These efforts are already in motion, with several initiatives on track, and others evolving through feedback and experimentation.
4. Make sure goals are SMART
One of the most common reasons strategic plans stall after approval is that the goals inside them are too vague to act on.
When objectives lack clear owners, timelines, or measurable targets, implementation becomes a matter of interpretation — and interpretation leads to inconsistency.
Top strategy implementation tip:
Defining goals that are SMART: Specific, Measurable, Achievable, Resourced, and Time-bound gives departments something concrete to work toward, and gives leadership something meaningful to report on.
SMART goals are what make progress visible. Without them, it’s difficult to know whether a department is on track, behind, or finished. That ambiguity erodes reporting discipline. People stop updating plans because there’s nothing concrete to update. With well-defined objectives, departments can log real progress at each reporting interval, track what’s been completed, and communicate clearly to both internal leadership and the public about where things stand.
Spotlight: City of McKinney, Texas
The City of McKinney’s public performance dashboard shows what SMART goal-setting looks like in practice across a city’s departments. Each department has defined specific, time-bound objectives tied to the city’s broader strategies — tracked and updated publicly, with clear records of what’s been completed and when.
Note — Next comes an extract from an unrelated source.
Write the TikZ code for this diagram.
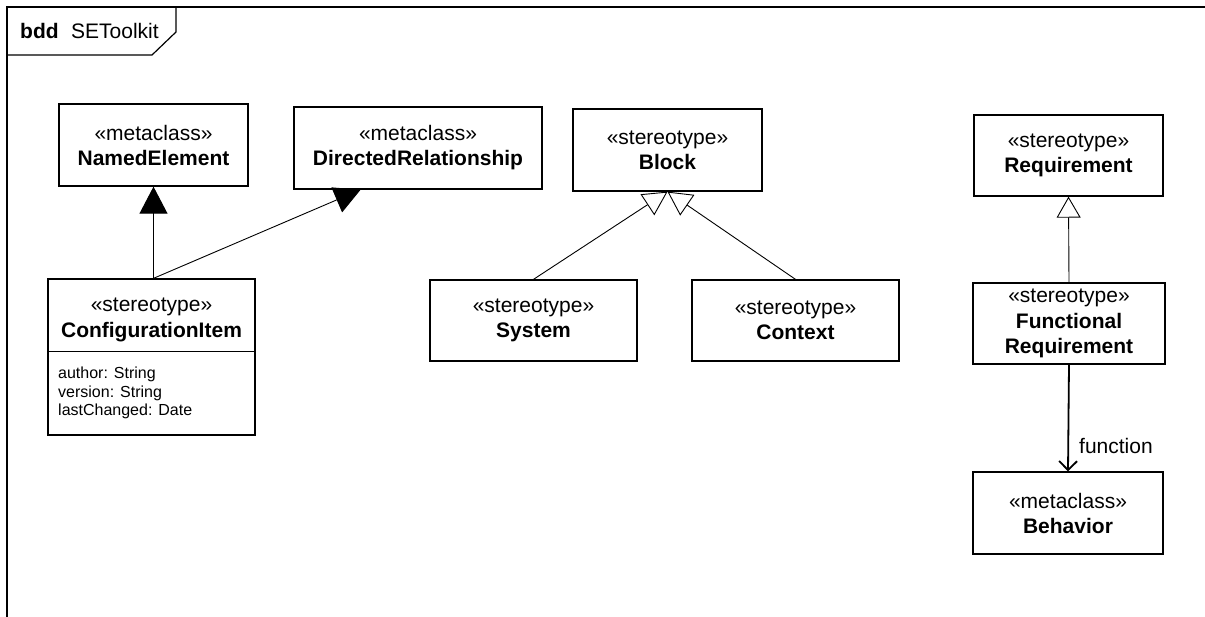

One objective from the Organizational Development & Performance Management team captures the approach well: delivering at least 20 customized training sessions to front-line employees across specific departments by September 30, 2025. By the end of the fiscal year, they had conducted sessions for Parks & Recreation, Procurement, HR, Municipal Court, Housing & Community Development, and the Executive Leadership Team — hitting the target, and documenting exactly how they got there.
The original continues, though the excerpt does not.